I disagree. The term “breakout” is used in a general sense whenever a module can be put into use as four independent interfaces supporting ingress signals on four independent time domains. The choice of reach does not change this understanding.

 

The following modules are in the market or in progress to be in the market.   

QSFP+ for 4 x 10GBASE-LR

QSFP28 for 4 x 25GBASE-LR

QSFP-DD for 4 x 100GBASE-LR1

and also

QSFP-DD for 4 x 100GBASE-FR1

 

The QSFP-DD for 4 x 100GBASE-FR1 is also known as 400G-DR4+. It can also be used to support 400GBASE-DR4 with 500 meters of parallel cabling.

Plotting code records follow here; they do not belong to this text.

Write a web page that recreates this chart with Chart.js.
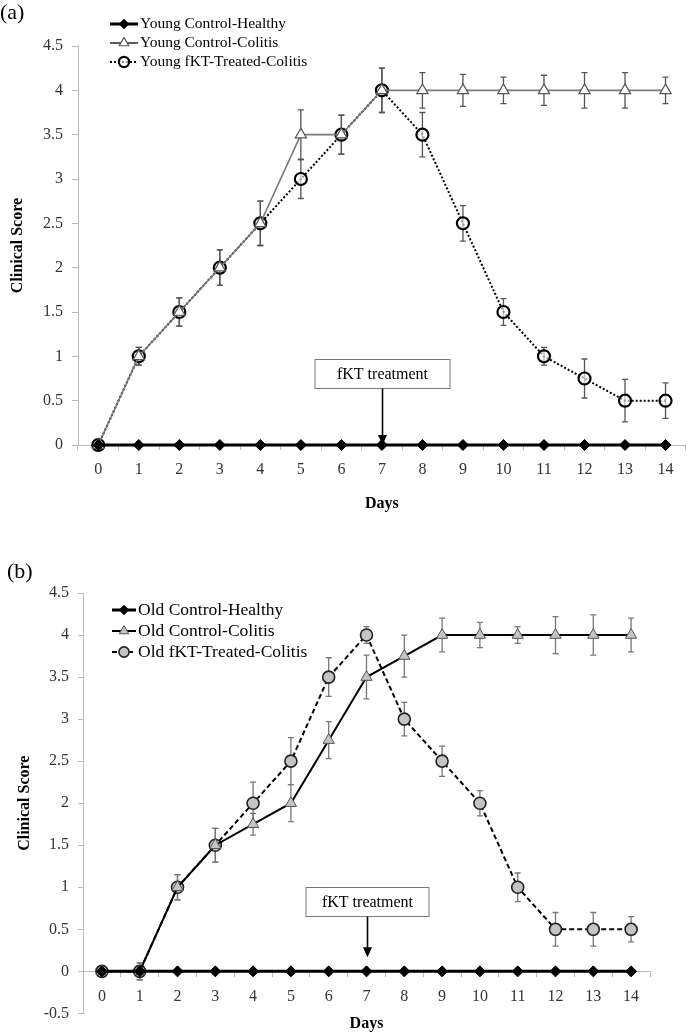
<!DOCTYPE html>
<html>
<head>
<meta charset="utf-8">
<script src="https://cdn.jsdelivr.net/npm/chart.js@4.4.1/dist/chart.umd.min.js"></script>
<style>
  body { margin: 0; background: #fff; width: 694px; height: 1032px; position: relative; overflow: hidden; }
  canvas { position: absolute; left: 0; }
  #chartA { top: 0; }
  #chartB { top: 530px; }
</style>
</head>
<body>
<canvas id="chartA" width="694" height="530"></canvas>
<canvas id="chartB" width="694" height="502"></canvas>
<script>
// days on the x axis
const days = ['0', '1', '2', '3', '4', '5', '6', '7', '8', '9', '10', '11', '12', '13', '14'];
const treatmentDay = 7;

// panel (a) - young mice
const youngHealthy = [0, 0, 0, 0, 0, 0, 0, 0, 0, 0, 0, 0, 0, 0, 0];
const youngColitis = [0, 1, 1.5, 2, 2.5, 3.5, 3.5, 4, 4, 4, 4, 4, 4, 4, 4];
const youngColitisErr = [0, 0.1, 0.16, 0.2, 0.25, 0.28, 0.22, 0.25, 0.2, 0.18, 0.15, 0.17, 0.2, 0.2, 0.15];
const youngTreated = [0, 1, 1.5, 2, 2.5, 3, 3.5, 4, 3.5, 2.5, 1.5, 1, 0.75, 0.5, 0.5];
const youngTreatedErr = [0, 0.1, 0.16, 0.2, 0.25, 0.22, 0.22, 0.25, 0.25, 0.2, 0.15, 0.1, 0.22, 0.24, 0.2];

// panel (b) - old mice
const oldHealthy = [0, 0, 0, 0, 0, 0, 0, 0, 0, 0, 0, 0, 0, 0, 0];
const oldColitis = [0, 0, 1, 1.5, 1.75, 2, 2.75, 3.5, 3.75, 4, 4, 4, 4, 4, 4];
const oldColitisErr = [0, 0.1, 0.15, 0.2, 0.13, 0.22, 0.22, 0.26, 0.25, 0.2, 0.15, 0.1, 0.22, 0.24, 0.2];
const oldTreated = [0, 0, 1, 1.5, 2, 2.5, 3.5, 4, 3, 2.5, 2, 1, 0.5, 0.5, 0.5];
const oldTreatedErr = [0, 0.1, 0.15, 0.2, 0.25, 0.28, 0.23, 0.1, 0.2, 0.18, 0.15, 0.17, 0.2, 0.2, 0.15];

const serif = "'Liberation Serif', 'Times New Roman', serif";
Chart.defaults.font.family = serif;

// vertical error bars, drawn under the markers
const errorBars = {
  id: 'errorBars',
  beforeDatasetsDraw(chart, args, opts) {
    const { ctx, scales: { x, y } } = chart;
    ctx.save();
    ctx.strokeStyle = opts.color;
    ctx.lineWidth = opts.width;
    chart.data.datasets.forEach(ds => {
      if (!ds.errors) return;
      ds.data.forEach((v, i) => {
        const e = ds.errors[i];
        if (!e) return;
        const px = x.getPixelForValue(i);
        const top = y.getPixelForValue(v + e);
        const bot = y.getPixelForValue(v - e);
        ctx.beginPath();
        ctx.moveTo(px, top); ctx.lineTo(px, bot);
        ctx.moveTo(px - opts.cap, top); ctx.lineTo(px + opts.cap, top);
        ctx.moveTo(px - opts.cap, bot); ctx.lineTo(px + opts.cap, bot);
        ctx.stroke();
      });
    });
    ctx.restore();
  }
};

// legend with a line sample and the marker on it
const lineLegend = {
  id: 'lineLegend',
  afterDraw(chart, args, opts) {
    const ctx = chart.ctx;
    ctx.save();
    ctx.font = opts.font;
    ctx.textBaseline = 'middle';
    chart.data.datasets.forEach((ds, i) => {
      const y = opts.top + i * opts.rowHeight;
      const x0 = opts.left, x1 = opts.left + opts.sample;
      ctx.strokeStyle = ds.legendColor || ds.borderColor;
      ctx.lineWidth = ds.borderWidth;
      ctx.setLineDash(ds.borderDash || []);
      ctx.beginPath(); ctx.moveTo(x0, y); ctx.lineTo(x1, y); ctx.stroke();
      ctx.setLineDash([]);
      ctx.fillStyle = ds.pointBackgroundColor;
      ctx.strokeStyle = ds.pointBorderColor;
      ctx.lineWidth = ds.pointBorderWidth;
      Chart.helpers.drawPoint(ctx, { pointStyle: ds.pointStyle, radius: ds.pointRadius * 0.85, borderWidth: ds.pointBorderWidth, rotation: 0 }, (x0 + x1) / 2, y);
      ctx.fillStyle = '#000';
      ctx.fillText(ds.label, x1 + 2, y);
    });
    ctx.restore();
  }
};

// "(a)" / "(b)"
const panelLabel = {
  id: 'panelLabel',
  afterDraw(chart, args, opts) {
    const ctx = chart.ctx;
    ctx.save();
    ctx.font = opts.font;
    ctx.fillStyle = '#000';
    ctx.textBaseline = 'middle';
    ctx.fillText(opts.text, opts.x, opts.y);
    ctx.restore();
  }
};

// boxed note with an arrow pointing at the treatment day
const treatmentNote = {
  id: 'treatmentNote',
  afterDatasetsDraw(chart, args, opts) {
    const { ctx, scales: { x, y } } = chart;
    const cx = Math.round(x.getPixelForValue(opts.day)) + 0.5;
    const y0 = y.getPixelForValue(0);
    const boxBottom = Math.round(y0 - opts.gap) + 0.5;
    const boxTop = boxBottom - opts.height;
    const tip = y0 - opts.tipGap;
    ctx.save();
    ctx.fillStyle = '#fff';
    ctx.fillRect(cx - opts.width / 2, boxTop, opts.width, opts.height);
    ctx.strokeStyle = '#777';
    ctx.lineWidth = 1;
    ctx.strokeRect(cx - opts.width / 2, boxTop, opts.width, opts.height);
    ctx.fillStyle = '#000';
    ctx.font = opts.font;
    ctx.textAlign = 'center';
    ctx.textBaseline = 'middle';
    ctx.fillText(opts.text, cx, boxTop + opts.height / 2 + 1);
    ctx.strokeStyle = '#000';
    ctx.lineWidth = 1.6;
    ctx.beginPath(); ctx.moveTo(cx, boxBottom); ctx.lineTo(cx, tip - 8); ctx.stroke();
    ctx.beginPath();
    ctx.moveTo(cx - 4.5, tip - 10); ctx.lineTo(cx + 4.5, tip - 10); ctx.lineTo(cx, tip);
    ctx.closePath(); ctx.fill();
    ctx.restore();
  }
};

const tickFont = { family: serif, size: 16 };
const titleFont = { family: serif, size: 16, weight: 'bold' };
const plainNumber = v => String(v);

// panel (a)
new Chart(document.getElementById('chartA').getContext('2d'), {
  type: 'line',
  data: {
    labels: days,
    datasets: [{
      label: 'Young Control-Healthy',
      data: youngHealthy,
      borderColor: '#000', borderWidth: 3,
      pointStyle: 'rectRot', pointRadius: 5.5, pointBackgroundColor: '#000', pointBorderColor: '#000', pointBorderWidth: 1
    }, {
      label: 'Young Control-Colitis',
      data: youngColitis, errors: youngColitisErr,
      borderColor: '#7a7a7a', legendColor: '#333', borderWidth: 1.6,
      pointStyle: 'triangle', pointRadius: 6.5, pointBackgroundColor: '#fff', pointBorderColor: '#555', pointBorderWidth: 1.2
    }, {
      label: 'Young fKT-Treated-Colitis',
      data: youngTreated, errors: youngTreatedErr,
      borderColor: '#000', borderWidth: 2, borderDash: [2, 2],
      pointStyle: 'circle', pointRadius: 6, pointBackgroundColor: 'rgba(255,255,255,0.6)', pointBorderColor: '#000', pointBorderWidth: 2.2
    }]
  },
  options: {
    responsive: false,
    animation: false,
    events: [],
    datasets: { line: { tension: 0, clip: false } },
    layout: { padding: { top: 46, right: 1.5, bottom: 0, left: 0 } },
    scales: {
      x: {
        type: 'category', offset: true,
        grid: { offset: true, drawOnChartArea: false, tickLength: 5, color: '#bbb' },
        border: { color: '#bbb' },
        ticks: { font: tickFont, color: '#333', padding: 10, maxRotation: 0, autoSkip: false },
        title: { display: true, text: 'Days', font: titleFont, color: '#000', padding: { top: 0, bottom: 17 } },
        afterFit(s) { s.height = 85; }
      },
      y: {
        min: 0, max: 4.5,
        ticks: { stepSize: 0.5, font: tickFont, color: '#333', padding: 9, callback: plainNumber },
        grid: { drawOnChartArea: false, tickLength: 6, color: '#bbb' },
        border: { color: '#bbb' },
        title: { display: true, text: 'Clinical Score', font: titleFont, color: '#000', padding: { top: 8, bottom: 0 } },
        afterFit(s) { s.width = 78; }
      }
    },
    plugins: {
      legend: { display: false },
      tooltip: { enabled: false },
      errorBars: { color: '#555', width: 1.3, cap: 3 },
      lineLegend: { left: 110, top: 24, rowHeight: 19, sample: 28, font: '15.5px ' + serif },
      panelLabel: { text: '(a)', x: 0, y: 13, font: '22px ' + serif },
      treatmentNote: { day: treatmentDay, text: 'fKT treatment', width: 135, height: 29, gap: 57, tipGap: 0, font: '16px ' + serif }
    }
  },
  plugins: [errorBars, lineLegend, panelLabel, treatmentNote]
});

// panel (b)
new Chart(document.getElementById('chartB').getContext('2d'), {
  type: 'line',
  data: {
    labels: days,
    datasets: [{
      label: 'Old Control-Healthy',
      data: oldHealthy,
      borderColor: '#000', borderWidth: 3,
      pointStyle: 'rectRot', pointRadius: 5.5, pointBackgroundColor: '#000', pointBorderColor: '#000', pointBorderWidth: 1
    }, {
      label: 'Old Control-Colitis',
      data: oldColitis, errors: oldColitisErr,
      borderColor: '#000', borderWidth: 2,
      pointStyle: 'triangle', pointRadius: 6.5, pointBackgroundColor: '#c4c4c4', pointBorderColor: '#555', pointBorderWidth: 1
    }, {
      label: 'Old fKT-Treated-Colitis',
      data: oldTreated, errors: oldTreatedErr,
      borderColor: '#000', borderWidth: 2, borderDash: [5, 3],
      pointStyle: 'circle', pointRadius: 6, pointBackgroundColor: '#c4c4c4', pointBorderColor: '#222', pointBorderWidth: 1.6
    }]
  },
  options: {
    responsive: false,
    animation: false,
    events: [],
    datasets: { line: { tension: 0, clip: false } },
    layout: { padding: { top: 63, right: 44, bottom: 0, left: 0 } },
    scales: {
      x: {
        type: 'category', offset: true, position: { y: 0 },
        grid: { offset: true, drawOnChartArea: false, tickLength: 5, color: '#bbb' },
        border: { color: '#bbb' },
        ticks: { font: tickFont, color: '#333', padding: 11, maxRotation: 0, autoSkip: false },
        title: { display: true, text: 'Days', font: titleFont, color: '#000', padding: { top: 0, bottom: -41.6 } },
        afterFit(s) { s.height = 20; }
      },
      y: {
        min: -0.5, max: 4.5,
        ticks: { stepSize: 0.5, font: tickFont, color: '#333', padding: 9, callback: plainNumber },
        grid: { drawOnChartArea: false, tickLength: 5, color: '#bbb' },
        border: { color: '#bbb' },
        title: { display: true, text: 'Clinical Score', font: titleFont, color: '#000', padding: { top: 15, bottom: 0 } },
        afterFit(s) { s.width = 83; }
      }
    },
    plugins: {
      legend: { display: false },
      tooltip: { enabled: false },
      errorBars: { color: '#777', width: 1.3, cap: 3 },
      lineLegend: { left: 112, top: 80, rowHeight: 21, sample: 24, font: '17.5px ' + serif },
      panelLabel: { text: '(b)', x: 7, y: 42, font: '22px ' + serif },
      treatmentNote: { day: treatmentDay, text: 'fKT treatment', width: 123, height: 29, gap: 55, tipGap: 14, font: '16px ' + serif }
    }
  },
  plugins: [errorBars, lineLegend, panelLabel, treatmentNote]
});
</script>
</body>
</html>
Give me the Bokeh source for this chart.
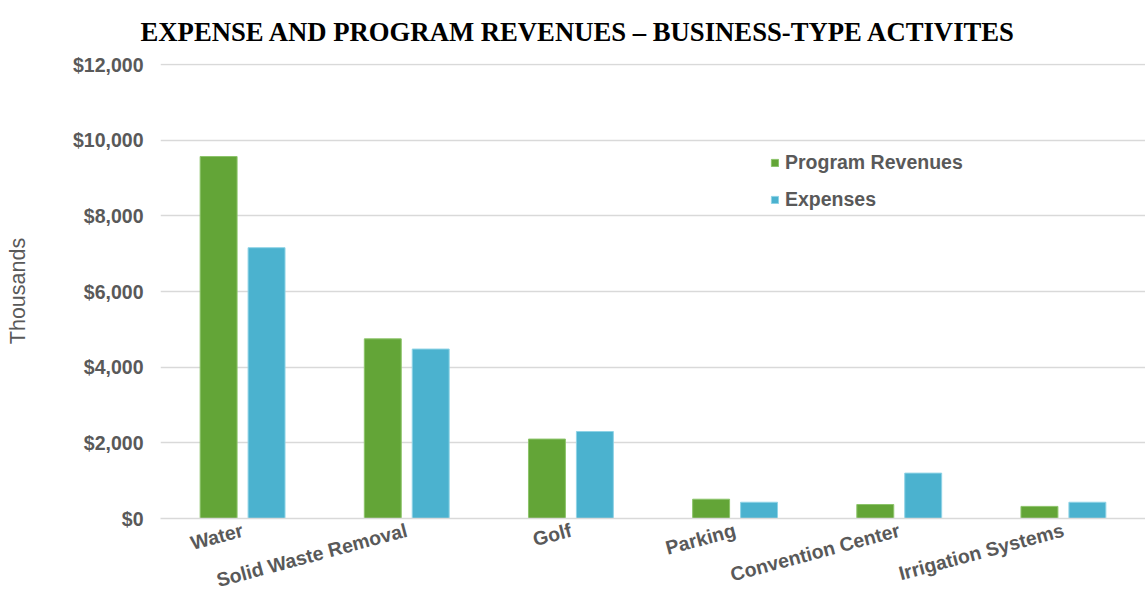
import math
from bokeh.plotting import figure
from bokeh.models import (FactorRange, Range1d, NumeralTickFormatter, Legend, LegendItem,
                          FixedTicker, ColumnDataSource)
from bokeh.transform import dodge
from bokeh.embed import file_html
from bokeh.resources import INLINE

categories = ["Water", "Solid Waste Removal", "Golf", "Parking", "Convention Center", "Irrigation Systems"]
program_revenues = [9570, 4750, 2100, 510, 370, 320]
expenses = [7160, 4480, 2300, 430, 1200, 430]
y_ticks = [0, 2000, 4000, 6000, 8000, 10000, 12000]

GREEN = "#63A537"
BLUE = "#4BB2CF"
GRAY = "#595959"

src = ColumnDataSource(dict(cat=categories, rev=program_revenues, exp=expenses))

p = figure(x_range=FactorRange(*categories, range_padding=0), y_range=Range1d(0, 12030),
           width=1145, height=604, output_backend="svg", toolbar_location=None,
           min_border_left=160, min_border_right=0, min_border_top=63, min_border_bottom=86)

r1 = p.vbar(x=dodge("cat", -0.146, range=p.x_range), top="rev", width=0.225, source=src,
            fill_color=GREEN, line_color="#8CC46A", line_width=1)
r2 = p.vbar(x=dodge("cat", 0.146, range=p.x_range), top="exp", width=0.225, source=src,
            fill_color=BLUE, line_color="#8FD3E6", line_width=1)

p.title.text = "EXPENSE AND PROGRAM REVENUES \u2013 BUSINESS-TYPE ACTIVITES"
p.title.text_font = "Liberation Serif"
p.title.text_font_size = "26.7px"
p.title.text_font_style = "bold"
p.title.text_color = "black"
p.title.align = "left"
p.title.offset = -20
p.title.vertical_align = "top"
p.title.standoff = 30

p.outline_line_color = None
p.background_fill_color = "white"
p.border_fill_color = "white"

p.xgrid.grid_line_color = None
p.ygrid.grid_line_color = "#D9D9D9"
p.ygrid.grid_line_width = 1.5
p.ygrid.ticker = FixedTicker(ticks=y_ticks)

p.yaxis.ticker = FixedTicker(ticks=y_ticks)
p.yaxis.formatter = NumeralTickFormatter(format="$0,0")
p.yaxis.axis_line_color = None
p.yaxis.major_tick_line_color = None
p.yaxis.minor_tick_line_color = None
p.yaxis.major_label_text_font = "Liberation Sans"
p.yaxis.major_label_text_font_size = "19.5px"
p.yaxis.major_label_text_font_style = "bold"
p.yaxis.major_label_text_color = GRAY
p.yaxis.major_label_standoff = 11
p.yaxis.axis_label = "Thousands"
p.yaxis.axis_label_text_font = "Liberation Sans"
p.yaxis.axis_label_text_font_size = "21.5px"
p.yaxis.axis_label_text_font_style = "normal"
p.yaxis.axis_label_text_color = GRAY
p.yaxis.axis_label_standoff = 40

p.xaxis.axis_line_color = "#D9D9D9"
p.xaxis.axis_line_width = 1.5
p.xaxis.major_tick_line_color = None
p.xaxis.minor_tick_line_color = None
p.xaxis.major_label_orientation = math.pi / 12
p.xaxis.major_label_text_font = "Liberation Sans"
p.xaxis.major_label_text_font_size = "19.5px"
p.xaxis.major_label_text_font_style = "bold"
p.xaxis.major_label_text_color = GRAY
p.xaxis.major_label_standoff = 5

legend = Legend(items=[LegendItem(label="Program Revenues", renderers=[r1]),
                       LegendItem(label="Expenses", renderers=[r2])],
                location=(610, 307), orientation="vertical")
legend.border_line_color = None
legend.background_fill_alpha = 0
legend.padding = 0
legend.margin = 0
legend.spacing = 14
legend.glyph_width = 9
legend.glyph_height = 9
legend.label_height = 20
legend.label_standoff = 6
legend.label_text_font = "Liberation Sans"
legend.label_text_font_size = "19.5px"
legend.label_text_font_style = "bold"
legend.label_text_color = GRAY
p.add_layout(legend, "center")

open("out.html", "w").write(file_html(p, INLINE))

The QSFP-DD for 4 x 100GBASE-LR1 is also known as 400G-DR4++. It can also be used to support 400GBASE-DR4 with 500 meters of parallel cabling but is a less likely use case.

 

The relevance of breakout to the IEEE 802.3 process is when the high-capacity module supporting breakout is thought to be the prevalent implementation of the PMD for broad-market potential instead of a single implementation of the PMD in a given form factor. In companion with this is the definition of a multi-port MDI with demarcation of which Tx and which Rx go together. These definitions are usually left for form-factor MSAs to define. The QSFP-DD MSA defines MPO and four separate SN/MDC duplex connectors to support quad-port breakout. The QSFP-DD for 4 x 100GBASE-FR1 AKA 400G-DR4+ using SN connector is an example.

 

Jeff

 

 

Non-Juniper

From: David Ofelt <00000d9f58951f93-dmarc-request@xxxxxxxxxxxxxxxxx>
Sent: Thursday, August 20, 2020 8:50 AM
To: STDS-802-3-NGECDC@xxxxxxxxxxxxxxxxx
Subject: Re: [802.3_NGECDC] Definition of "Breakout"?

 

[External Email. Be cautious of content]

 

I think there are two different concepts that end up being colloquially referred to as breakout.  The first is that case you detaiil below- a set of parallel media lanes that can be grouped in various ways- either as a single unified PHY or as a number of slower PHYs.  The other case is a module that happens to hold a number of PHYs that are completely independent- like a QSFP-DD/OSFP module that has 4 x 100GBASE-LR optics. 

 

I’m Ok with declaring that “breakout” just covers the first case and your list is a good start at scoping the definition, but if we do that, I’d like us to figure out a name for the other case.  I find that when I talk to people about modules- it is important to clearly address both cases, since many folks have only one of the cases in mind and conversations can get confusing. 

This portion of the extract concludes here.